Segmenting the motion components of a video: A long-term unsupervised model
Etienne Meunier, Patrick Bouthemy
TL;DR
This work tackles unsupervised, long-term motion segmentation from optical flow by introducing LT-MS, a transformer-assisted architecture that operates on flow-volume inputs to produce multiple, temporally coherent motion masks across entire video sequences. The method blends a space-time parametric motion model—a 12-parameter quadratic model in space with a cubic B-spline in time—with an ELBO-based training objective that includes a flow reconstruction term and a temporal-consistency term, while handling occlusions.

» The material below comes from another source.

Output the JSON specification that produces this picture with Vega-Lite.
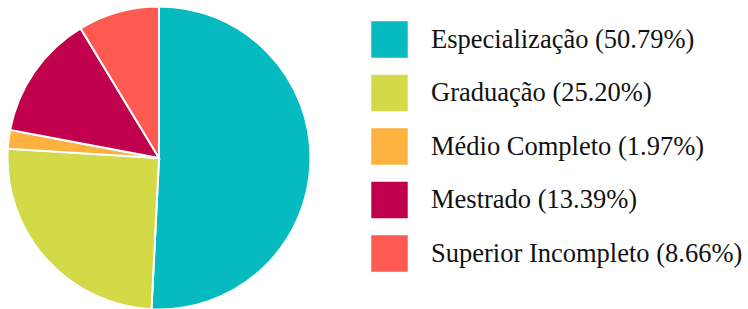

A 3D U-Net encoder paired with a transformer decoder enables long-range interactions, and the approach supports variable sequence lengths without post-processing. Experimental results on four VOS benchmarks show competitive binary and multi-segment performance, with strong temporal stability and fast test-time inference, highlighting its suitability for downstream tasks like tracking and dynamic scene interpretation. The work also provides extensive ablations and appendix analyses to validate design choices and training procedures.
Abstract
Human beings have the ability to continuously analyze a video and immediately extract the motion components. We want to adopt this paradigm to provide a coherent and stable motion segmentation over the video sequence. In this perspective, we propose a novel long-term spatio-temporal model operating in a totally unsupervised way. It takes as input the volume of consecutive optical flow (OF) fields, and delivers a volume of segments of coherent motion over the video. More specifically, we have designed a transformer-based network, where we leverage a mathematically well-founded framework, the Evidence Lower Bound (ELBO), to derive the loss function. The loss function combines a flow reconstruction term involving spatio-temporal parametric motion models combining, in a novel way, polynomial (quadratic) motion models for the spatial dimensions and B-splines for the time dimension of the video sequence, and a regularization term enforcing temporal consistency on the segments. We report experiments on four VOS benchmarks, demonstrating competitive quantitative results, while performing motion segmentation on a whole sequence in one go. We also highlight through visual results the key contributions on temporal consistency brought by our method.